On Saturday, I ran two Wars of Ozz games. The rules were released after I moved to Florida. Conventions all over the country were cancelled. This was my first time running the rules in public since Fall In 2019, when they were in pre-release form. Bottom line: both games went well, the players like the rules, and everyone liked the figure, despite my paint job.
I ran the same scenario twice. A force of Gillikins, Nomes, and Winkies attacked a force of Harvesters, Quadlings, and Munchkins to seize a Munchkin village. Each attacking brigade was composed of 25 points. Each defending brigade was composed of 20 points.
In the first instance of the game, the “defending” Munchkins were very aggressive, advancing from the town, only to be mauled by the Nomes. The game was an easy-to-call attacker victory.
One player had to leave early. Other young guy came over to see the game. He was very interested in the rules and the figures. While he was standing there, a now-commanderless brigade needed to make some Reaction Tests. I got him to make those rolls, then a few more rolls, then move some troops. He ended up staying for the rest of the game, and he had a great time. He and the Winkie commander had a swirling melee involving infantry and cavalry. He even came by during the second game to see how his troops were doing.

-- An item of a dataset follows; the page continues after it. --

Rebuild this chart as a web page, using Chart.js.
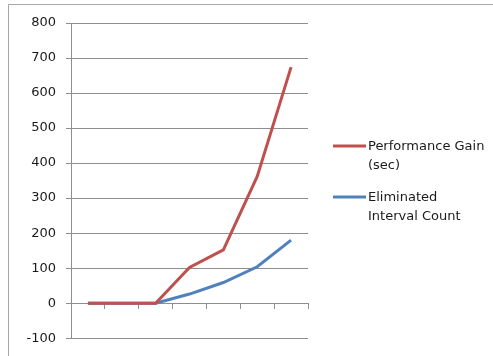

The second game was a much more near-run affair. The Munchkins did a better job of trying to hold the village. The Nomes got into the village briefly, but the Munchkins counter attacked. In the “good guys'” center, the Quadlings advanced toward the Gillikins instead of making the Gillikins come to them, but they didn’t really commit to an attack, so the Quadlings took a beating. On the “good guys'” left, the forces from the Land of Harvest really got spanked by the Winkies. The Harvesters didn’t really make any mistakes, but they just didn’t seem to be able to get anything going. By the end, they were nearly wiped out, but they held on long enough so that the Winkies really never put any pressure on the village.
I think everyone who played in the games liked the rules. There were several people who had heard about the rules and figures. There were at least two people there who had bought into the first Kickstarter, and one guy was actively painting his figures. There was also a request for me to come to the local hobby store to run a demonstration game.